Deconstructing (2,0) Proposals

TL;DR

The paper tackles how to relate the six-dimensional (2,0) theory to five-dimensional MSYM, using three complementary approaches: DLCQ, deconstruction from a four-dimensional circular quiver, and the conjectured equivalence to 5D MSYM on S^1. Through explicit discretisation and Higgsing analyses, the authors show that the 4D N=2 circular quiver deconstructs 5D MSYM on a discretised circle with lattice spacing $a$, provided the identifications $a = 1/(G v)$ and $g_{YM}^2 = G/v$ hold, which also fixes the circle radius $R_4 = N a/(2\pi)$. They further demonstrate that DLCQ of the (2,0) theory on a circle of finite radius $R_5$ agrees with the DLCQ of 5D MSYM (or the deconstructed theory) in the corresponding limits, with instanton-soliton (or caloron) moduli-space quantum mechanics capturing the finite-momentum sectors.

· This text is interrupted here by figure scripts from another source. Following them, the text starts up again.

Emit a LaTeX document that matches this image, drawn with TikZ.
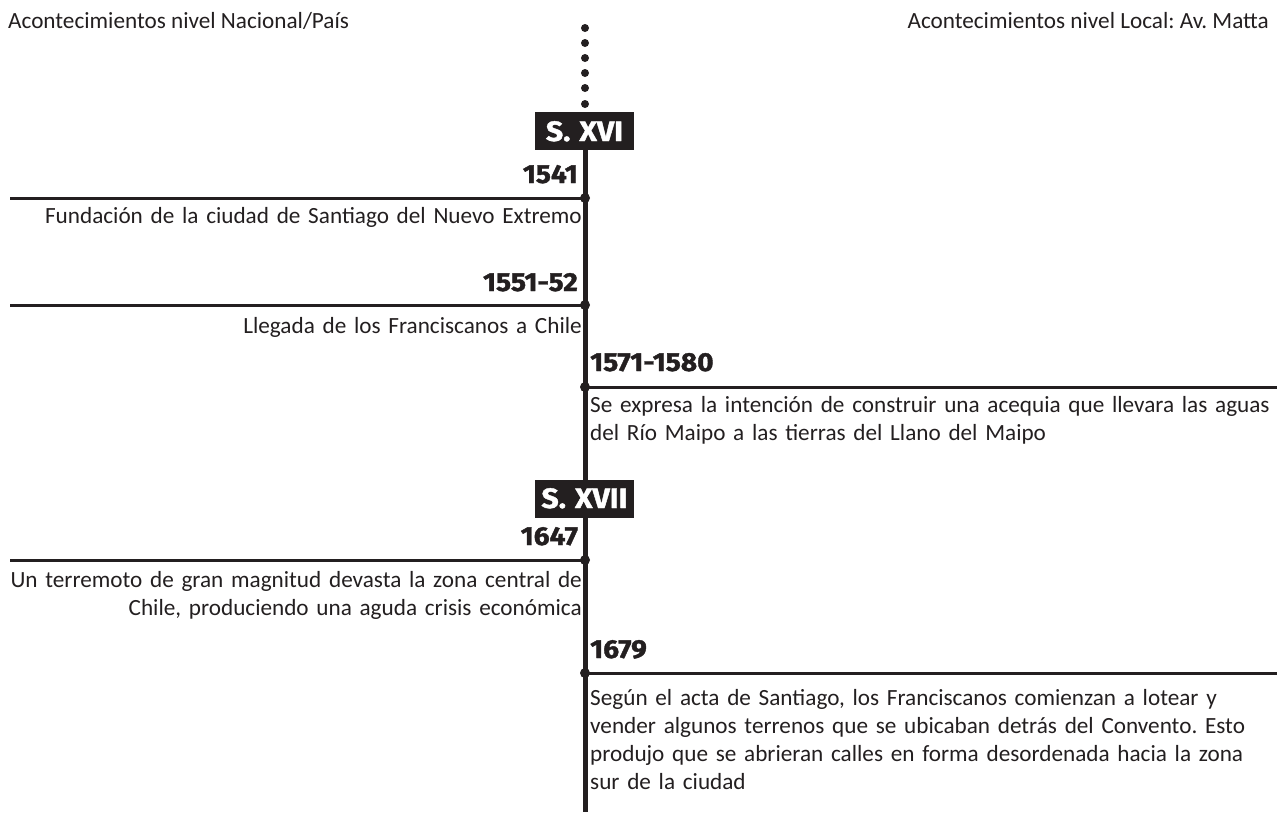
\documentclass[tikz,border=0pt]{standalone}
\usepackage{fontspec}
\setmainfont{Carlito}
\newfontfamily\headfont{Fira Sans}[FakeStretch=1.08,BoldFeatures={FakeBold=1.5}]
\definecolor{ink}{HTML}{231F20}
\frenchspacing
\begin{document}
\begin{tikzpicture}[x=1pt,y=-1pt,
  body/.style={font=\fontsize{23.2}{28}\selectfont, text=ink, inner sep=0pt},
  lefttext/.style={body, text width=600pt, align=right, anchor=base east},
  righttext/.style={body, text width=700pt, align=left, anchor=base west},
  year/.style={font=\headfont\bfseries\fontsize{26}{26}\selectfont, text=ink, inner sep=0pt},
  centurytext/.style={font=\headfont\bfseries\fontsize{28}{28}\selectfont, text=white, inner sep=0pt, anchor=base},
  century/.style={fill=ink, minimum width=99pt, minimum height=38pt, inner sep=0pt},
  axis/.style={draw=ink, line width=5pt},
  branch/.style={draw=ink, line width=3pt},
  junction/.style={circle, fill=ink, inner sep=0pt, minimum size=10pt},
  trail/.style={circle, fill=ink, inner sep=0pt, minimum size=8pt}]

\useasboundingbox (0,0) rectangle (1277,812);

% headers
\node[body, anchor=base west] (hleft) at (8,28) {Acontecimientos nivel Nacional/País};
\node[body, anchor=base east] (hright) at (1269,28) {Acontecimientos nivel Local: Av. Matta};

% dotted lead-in
\foreach \i/\yy in {1/28,2/43,3/58,4/73,5/88,6/104}
  \node[trail] (d\i) at (585,\yy) {};

% axis
\coordinate (axtop) at (585,131);
\coordinate (axbot) at (585,812);
\draw[axis] (axtop) -- (axbot);

% centuries
\node[century] (c16) at (584.5,131) {};
\node[centurytext] (c16t) at (584.5,141) {S.\kern9pt XVI};
\node[century] (c17) at (584.5,498.5) {};
\node[centurytext] (c17t) at (584.5,508) {S.\kern9pt XVII};

% junctions
\node[junction] (j1) at (585,198) {};
\node[junction] (j2) at (585,305) {};
\node[junction] (j3) at (585,387) {};
\node[junction] (j4) at (585,560) {};
\node[junction] (j5) at (585,673) {};

% branch ends
\coordinate (e1) at (10,198);
\coordinate (e2) at (10,305);
\coordinate (e3) at (1277,387);
\coordinate (e4) at (10,560);
\coordinate (e5) at (1277,673);

\draw[branch] (j1.center) -- (e1);
\draw[branch] (j2.center) -- (e2);
\draw[branch] (j3.center) -- (e3);
\draw[branch] (j4.center) -- (e4);
\draw[branch] (j5.center) -- (e5);

% years
\node[year, anchor=base east] (y1) at (578,183) {1541};
\node[year, anchor=base east] (y2) at (578,291) {1551-52};
\node[year, anchor=base west] (y3) at (590,371) {1571-1580};
\node[year, anchor=base east] (y4) at (578,545) {1647};
\node[year, anchor=base west] (y5) at (590,658) {1679};

% events
\node[lefttext] (t1) at (582,223) {Fundación de la ciudad de Santiago del Nuevo Extremo};
\node[lefttext] (t2) at (582,333) {Llegada de los Franciscanos a Chile};
\node[righttext] (t3) at (590,412) {Se expresa la intención de construir una acequia que llevara las aguas\\del Río Maipo a las tierras del Llano del Maipo};
\node[lefttext] (t4) at (582,587) {Un terremoto de gran magnitud devasta la zona central de\\Chile, produciendo una aguda crisis económica};
\node[righttext] (t5) at (590,705) {Según el acta de Santiago, los Franciscanos comienzan a lotear y\\vender algunos terrenos que se ubicaban detrás del Convento. Esto\\produjo que se abrieran calles en forma desordenada hacia la zona\\sur de la ciudad};
\end{tikzpicture}
\end{document}
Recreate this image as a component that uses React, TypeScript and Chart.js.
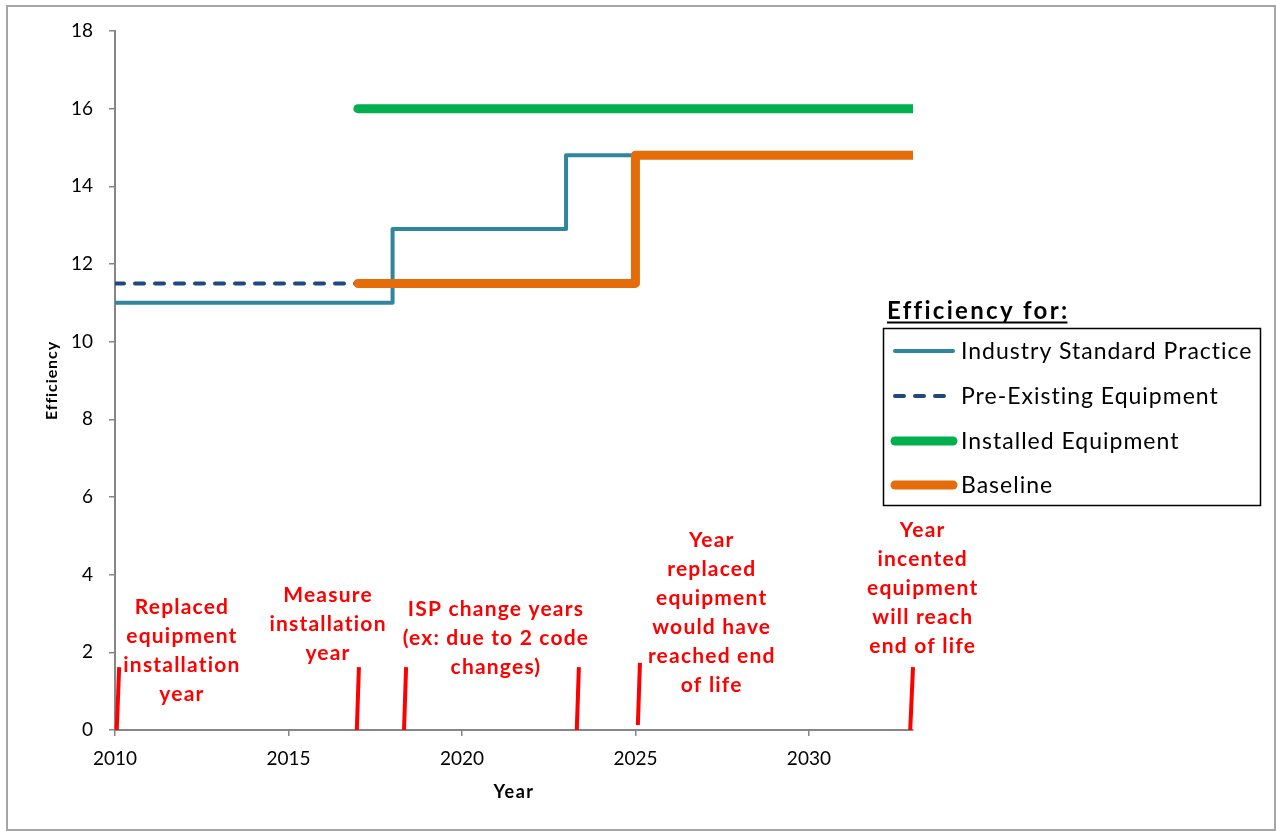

The overall picture supports the view that 5D MSYM furnishes a nonperturbatively well-defined framework for describing the (2,0) theory on S^1 and that deconstruction and DLCQ provide consistent, UV-complete descriptions without introducing extra degrees of freedom beyond those of 5D MSYM. Together these results offer a coherent, cross-validated route to understanding the UV completion and interrelations of the (2,0) theory, 5D MSYM, and their discretised/quiver realizations.

Abstract

We examine the relationships between three proposals for the six-dimensional (2,0) theory: the DLCQ of hep-th/9707079, hep-th/9712117, the deconstruction prescription of hep-th/0110146, and the five-dimensional maximally supersymmetric Yang-Mills proposal of 1012.2880, 1012.2882. We show that hep-th/0110146 gives a deconstruction of five-dimensional maximally supersymmetric Yang-Mills. The proposal of hep-th/9707079, hep-th/9712117 uses a subset of the degrees of freedom of five-dimensional Yang-Mills and we show that compactification of it on a circle of finite radius agrees with the DLCQ arising from the proposal of 1012.2880, 1012.2882 or from the deconstruction proposal of hep-th/0110146.